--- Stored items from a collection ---
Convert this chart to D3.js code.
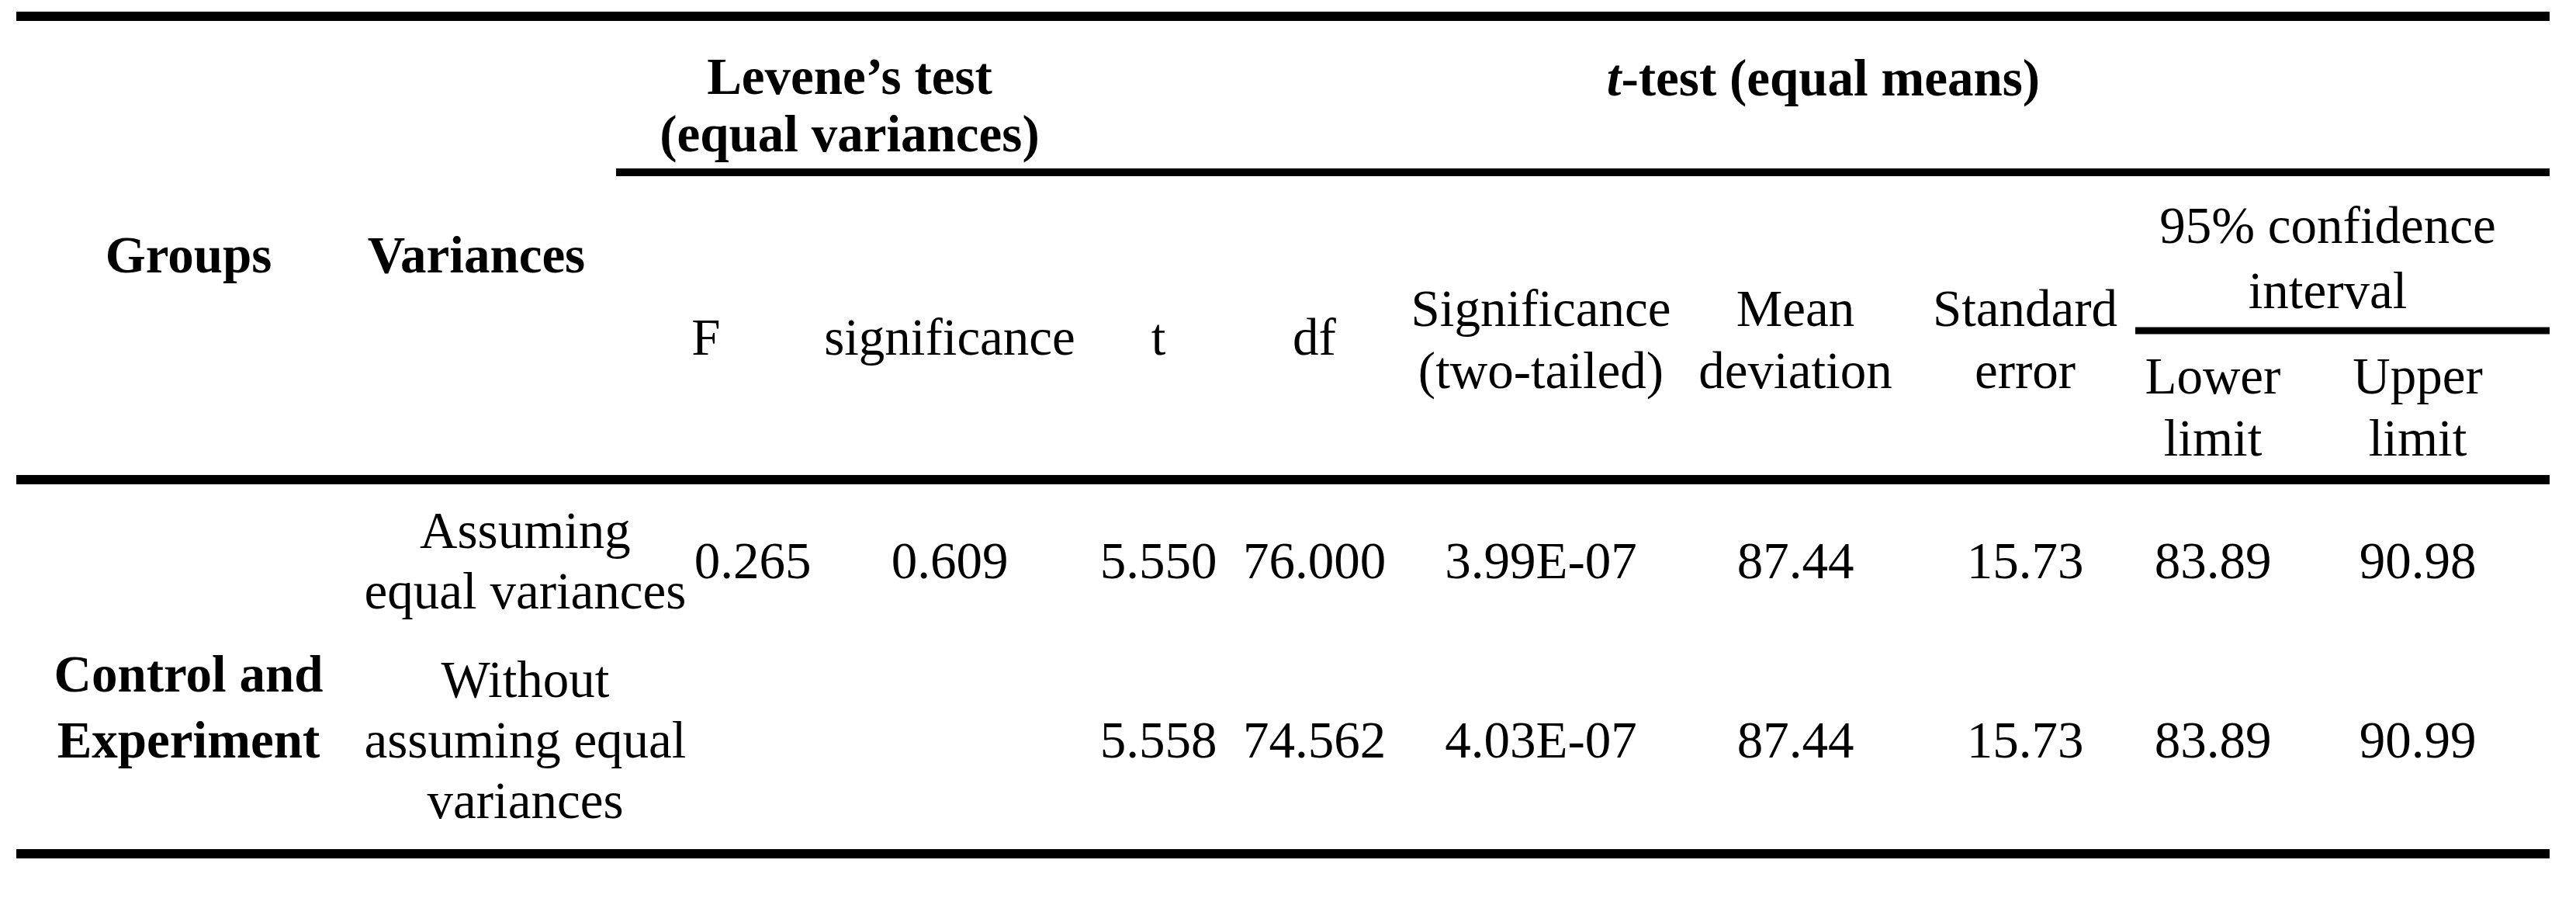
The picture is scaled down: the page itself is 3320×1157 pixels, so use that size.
<!doctype html>
<html lang="en">
<head>
<meta charset="UTF-8" />
<title>Levene and t-test table</title>
<script src="https://d3js.org/d3.v7.min.js"></script>
<style>
  html, body { margin: 0; padding: 0; background: #fff; }
  svg { display: block; }
  text { font-family: "Liberation Serif", "Times New Roman", serif; fill: #000; }
</style>
</head>
<body>
<svg id="chart"></svg>
<script>
  const W = 3320, H = 1157;
  const fs = 67;

  // column keys and header lines
  const columns = ["F", "sig", "t", "df", "sig2", "mean", "se", "lower", "upper"];
  const columnHeaders = [
    ["F"], ["significance"], ["t"], ["df"],
    ["Significance", "(two-tailed)"], ["Mean", "deviation"],
    ["Standard", "error"], ["Lower", "limit"], ["Upper", "limit"]
  ];
  const rowLabels = [["Assuming", "equal variances"], ["Without", "assuming equal", "variances"]];
  const groupLabel = ["Control and", "Experiment"];
  const rowValues = [
    ["0.265", "0.609", "5.550", "76.000", "3.99E-07", "87.44", "15.73", "83.89", "90.98"],
    ["", "", "5.558", "74.562", "4.03E-07", "87.44", "15.73", "83.89", "90.99"]
  ];

  const svg = d3.select("#chart").attr("width", W).attr("height", H);

  // column centres
  const colX = d3.scaleOrdinal().domain(columns)
    .range([910, 1224, 1493, 1694, 1986, 2314, 2610, 2852, 3116]);
  const valX = d3.scaleOrdinal().domain(columns)
    .range([970, 1224, 1493, 1694, 1986, 2314, 2610, 2852, 3116]);

  function lines(x, yc, arr, bold, lh) {
    lh = lh || 78;
    const y0 = yc - (arr.length - 1) * lh / 2;
    arr.forEach((s, i) => {
      svg.append("text").attr("x", x).attr("y", y0 + i * lh)
        .attr("text-anchor", "middle").attr("dominant-baseline", "central")
        .attr("font-size", fs).attr("font-weight", bold ? "bold" : "normal")
        .text(s);
    });
  }
  function rule(x1, x2, y, w) {
    svg.append("rect").attr("x", x1).attr("y", y - w / 2)
      .attr("width", x2 - x1).attr("height", w).attr("fill", "#000");
  }

  rule(21, 3286, 21, 12);
  rule(794, 3286, 222, 10);
  rule(2752, 3286, 426, 9);
  rule(21, 3286, 618, 12);
  rule(21, 3286, 1100, 12);

  // top header
  lines(1095, 135, ["Levene\u2019s test", "(equal variances)"], true, 74);
  const tt = svg.append("text").attr("x", 2350).attr("y", 100)
    .attr("text-anchor", "middle").attr("dominant-baseline", "central")
    .attr("font-size", fs).attr("font-weight", "bold");
  tt.append("tspan").attr("font-style", "italic").text("t");
  tt.append("tspan").text("-test (equal means)");

  lines(243, 328, ["Groups"], true);
  lines(614, 328, ["Variances"], true);
  lines(3000, 332, ["95% confidence", "interval"], false, 84);

  columns.forEach((c, i) => {
    const h = columnHeaders[i];
    const yc = (c === "lower" || c === "upper") ? 524 : (h.length > 1 ? 437 : 434);
    lines(colX(c), yc, h, false, 80);
  });

  // body
  lines(243, 910, groupLabel, true, 85);
  const rowY = [722, 953];
  rowLabels.forEach((lab, r) => lines(677, rowY[r], lab, false, 78));
  rowValues.forEach((vals, r) => {
    vals.forEach((v, i) => { if (v) lines(valX(columns[i]), rowY[r], [v], false); });
  });
</script>
</body>
</html>
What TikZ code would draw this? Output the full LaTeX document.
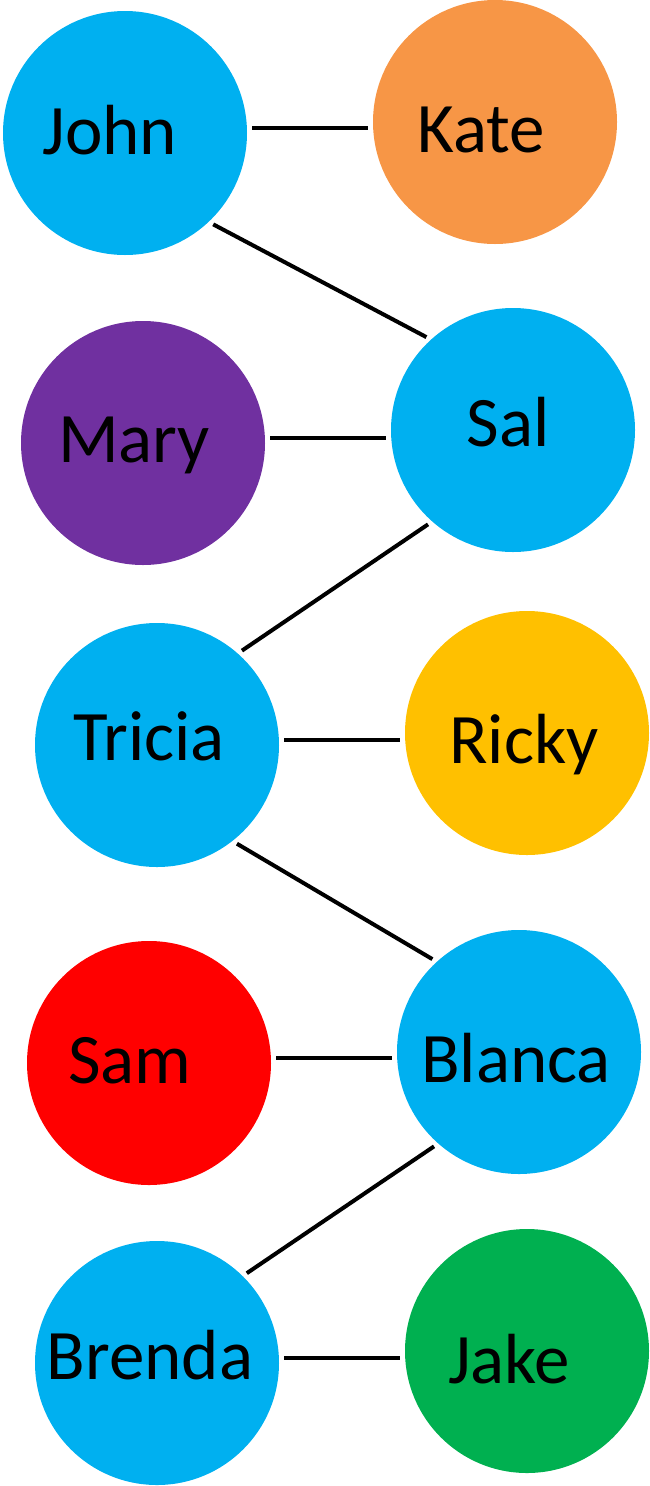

--- Your instructions ---
Set the lines above down again, word for word, from the first through the one containing "const fs = 67;"; pictures excluded.

--- Expected output ---
Convert this chart to D3.js code.
The picture is scaled down: the page itself is 3320×1157 pixels, so use that size.
<!doctype html>
<html lang="en">
<head>
<meta charset="UTF-8" />
<title>Levene and t-test table</title>
<script src="https://d3js.org/d3.v7.min.js"></script>
<style>
  html, body { margin: 0; padding: 0; background: #fff; }
  svg { display: block; }
  text { font-family: "Liberation Serif", "Times New Roman", serif; fill: #000; }
</style>
</head>
<body>
<svg id="chart"></svg>
<script>
  const W = 3320, H = 1157;
  const fs = 67;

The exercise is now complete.